Section 186 of the Companies Act, 2013 deals with the loans and investments by the companies:

  1. No company shall invest more than two layers in investment company. For Eg. X Ltd is holding 51% in Y Ltd and Y Ltd is holding in Z Ltd then X ltd cannot hold in another company through Z Ltd as X Ltd becomes the ultimate holding company of Z Ltd
  2. No company shall make invest more than two layers through Investment Company. Though, this provision is not applicable in following case:
  3. If a company is making investment in a company which is incorporated outside India and that has subsidiary more than two layers according to the law of that country.
  4. If the company is making the investment in its subsidiary company for the requirement of any law.
  5. No company is allowed directly or indirectly,
  6. Gives any loan to any person or to any person or any corporate;
  7. Give any guarantee or any security related to the loan made to any person or corporate;
  8. make any investments in any other company that exceeds
  • 60% of paid up share capital, free reserves and securities premium account OR
  • 100% of free reserves and securities premium account
Overview of intercorporate loans

Whichever is higher.

  1. Consent of all directors shall be obtained before making any loan or investment.
  2. All the details of such loans and investment shall be made in the financial statement and disclose it to the member of the company.
  3. If there is loan taken by the company from any bank or financial institution then No Objection Certificate shall be taken if there is any default made by the company in repayment of the loan.
  4. Company which is incorporated under Section 12 of the Securities Board Exchange of Indian Act, 1992 will be not eligible to make any loan or investment above the prescribed limit without taking prior permission of the shareholders.
  5. Loan given under this section shall not carry the rate of interest lower than the prevailing yield of 1 year, 3 years, 5 years or 10 years government security closest to the tenure of the loan.
  6. If any company has accepted the deposit and made any default in repaying the deposit or interest of that before or after commencement of Companies Act, 2013 shall not give any loan or guarantee or give any security to any company till such default is made correct.

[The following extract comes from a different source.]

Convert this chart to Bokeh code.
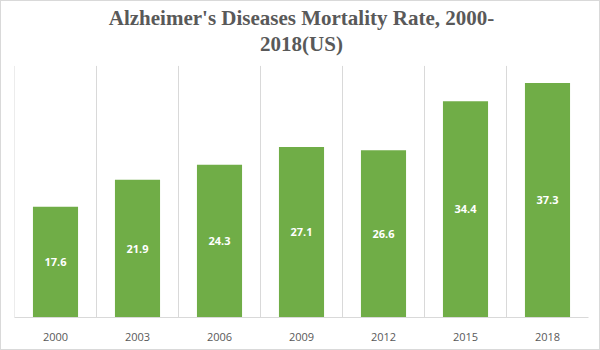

This section also applies to the Section 8 Company. In case if the company has no share capital then calculation will be done with the help of free reserve.

 

EXEMPTIONS

Section 186 is exempted to the following companies:

  • A banking company, insurance company, housing finance company in their ordinary course of business or a company that is into the business of financing company's or companies providing infra facilities.
  • Non-Banking Finance Companies (NBFCs)
  • Investment companies
  • Rights issue [Section 62(1) (a)].
  • a Government company engaged in defence production;
  • a Government company, other than a listed company (in case such company needs approval of the Ministry or Department of the Central Government which is in charge of the company, or, the State Government before making any loan or giving any guarantee or providing any security or making any investment under the section).
 

PENALTY

If a company contravenes the provision of this section then the company will be liable for the penalty of maximum of Rs. 5 lakhs and every officer who is in default will be liable to penalty of maximum Rs. 1,00,000 with imprisonment of 2 - 3 years.